There is a wealth of opportunities afforded by combining optimized load-bearing structures with carefully calibrated automated production methods – as is shown by the “Opti-Knot-3D Pavilion” by Patonic and Benjamin Kromoser. The prototype is several meters in size and is made of oak rods with nodes printed in 3D using corn starch, as well as plywood panels and screws – completely customizable and recyclable.
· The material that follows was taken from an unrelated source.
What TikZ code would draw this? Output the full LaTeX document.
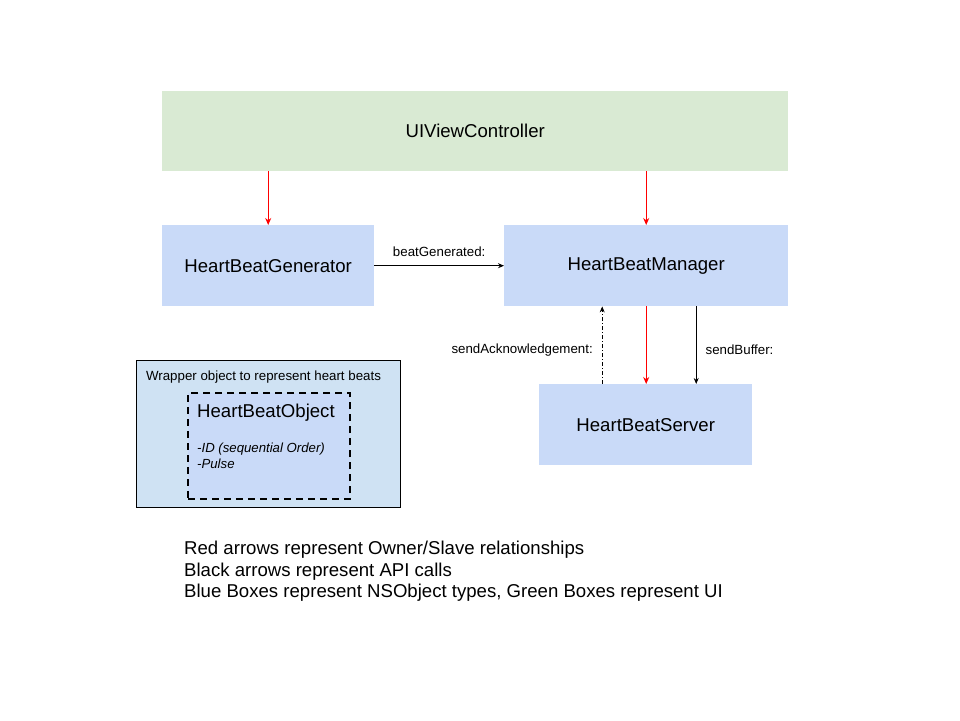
\documentclass[tikz,border=0pt]{standalone}
\usepackage{fontspec}
\setmainfont{Liberation Sans}
\usetikzlibrary{arrows.meta,calc}
\definecolor{uigreen}{HTML}{D9EAD3}
\definecolor{objblue}{HTML}{C9DAF8}
\definecolor{wrapblue}{HTML}{CFE2F3}
\definecolor{ownred}{HTML}{FF0000}
\tikzstyle{objbox} = [
    fill=objblue,
    rectangle,
    anchor=north west,
    inner sep=0pt,
    minimum width=212pt,
    minimum height=81pt,
    font=\fontsize{18.6}{22}\selectfont
    ]
\tikzstyle{owner} = [
    draw=ownred,
    line width=1pt,
    -{Stealth[length=7pt,width=6pt]}
    ]
\tikzstyle{apicall} = [
    draw=black,
    line width=0.9pt,
    -{Stealth[length=6pt,width=5pt]}
    ]
\tikzstyle{calllabel} = [
    font=\fontsize{13.3}{15}\selectfont,
    inner sep=0pt
    ]

\begin{document}
\begin{tikzpicture}[x=1pt,y=-1pt]
\useasboundingbox (0,0) rectangle (960,720);
% boxes
\node [objbox, fill=uigreen, minimum width=626pt, minimum height=80pt] (uivc) at (162,91) {UIViewController};
\node [objbox] (gen) at (162,225) {HeartBeatGenerator};
\node [objbox, minimum width=284pt] (mgr) at (504,225) {HeartBeatManager};
\node [objbox, minimum width=213pt] (srv) at (539,384) {HeartBeatServer};
% wrapper object
\node [draw=black, fill=wrapblue, line width=0.8pt, rectangle, anchor=north west,
       minimum width=264pt, minimum height=147pt, inner sep=0pt] (wrap) at (136,360) {};
\node [calllabel] (wraptitle) at (263.5,377) {Wrapper object to represent heart beats};
\node [draw=black, fill=objblue, line width=2pt, dash pattern=on 7pt off 5pt,
       rectangle, anchor=north west, minimum width=162pt, minimum height=106pt,
       inner sep=0pt] (hbo) at (187,392) {};
\node [anchor=west, inner sep=0pt, font=\fontsize{18.6}{22}\selectfont] (hbotitle) at (197,413) {HeartBeatObject};
\node [anchor=north west, inner sep=0pt, align=left,
       font=\fontsize{13.2}{16}\selectfont\itshape] (hbofields) at (197,443) {-ID (sequential Order)\\-Pulse};
% ownership
\draw [owner] (uivc.south -| gen) -- (gen);
\draw [owner] (uivc.south -| mgr) -- (mgr);
\draw [owner] (mgr.south) -- (mgr.south |- srv.north);
% api calls
\draw [apicall] (gen.east) -- (mgr.west)
    node [calllabel, midway, above=9pt] (beatlbl) {beatGenerated:};
\draw [apicall, dash pattern=on 4pt off 2pt on 1pt off 2pt] ($(srv.north)+(-43.5,0)$) -- ($(mgr.south)+(-44,0)$)
    node [calllabel, pos=0.44, left=9pt] (acklbl) {sendAcknowledgement:};
\draw [apicall] ($(mgr.south)+(50,0)$) -- ($(srv.north)+(50.5,0)$)
    node [calllabel, pos=0.56, right=9pt] (buflbl) {sendBuffer:};
% legend
\node [anchor=north west, inner sep=0pt, align=left,
       font=\fontsize{18.6}{21.5}\selectfont] (legend) at (184,541) {Red arrows represent Owner/Slave relationships\\
Black arrows represent API calls\\
Blue Boxes represent NSObject types, Green Boxes represent UI};
\end{tikzpicture}
\end{document}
The prototype "Opti-Knot-3D Pavillon" by Patonic and Benjamin Kromoser is one hundred percent individualizable and recyclable.

New approaches

As this year’s Guest of Honor, Finland presented surprisingly colorful ideas at Vienna Design Week: The “Wild at Heart” exhibition outlined a lesser-known side to Finnish design beyond any bright pine and minimalism. The works exhibited in the three categories of “Raw Beauty”, “Social Impact” and “Wild Humor” are unusually playful, full of color, and humorous: Ranging from the organic seating elements by Eero Aarnio or Teemu Salonen’s experiments with materials to Milla Vaahtera’s filigree mobiles, what we saw was a new side to Finnish design that is suffused with spontaneity, expressivity and a spirit of zestful experimentation. The exhibition with pieces by 11 contemporary Finnish designers was curated by Tero Kuitunen. With “Marrakesh mirrors” (sculptural swivel mirrors made of ceramics, MDF, brass and chalk colors in deep blue and terracotta) there’s even an example of his own work at hand for appraisal.

Alongside the expert discourse on local and international design positions, the cultural festival also performs a task all too often granted too small a platform: education for all. Over 120 primarily entrance-free events, including a cornucopia of workshops and tours, whisked visitors round Vienna and the focus district of Alsergrund, bringing design to life and opening doors to creatives, studios and workshops as well as to hitherto not publicly accessible buildings. One example is the Althan Quarter on the grounds of the Franz Josef Railway Station, which is to be transformed in the next few years into a new urban development by 6B47 Real Estate Investors. With its committed program and customary highly diverse range of offerings in its “Debut”, “Game Design”, “Paths of the Passion”, “Urban Work”, “Special” and “Urban Food & Design” section, Vienna Design Week once again managed to create a more profound understanding of design that is driven by much more than simply the hunt for the best possible combination of function and aesthetics.

The exhibition "Wild at heart", curated by Tero Kuitunen, shows a lesser known side of Finnish design.
The exhibited works in the three categories "Raw Beauty", "Social Impact" and "Wild Humor" are unusually playful, colourful and humorous.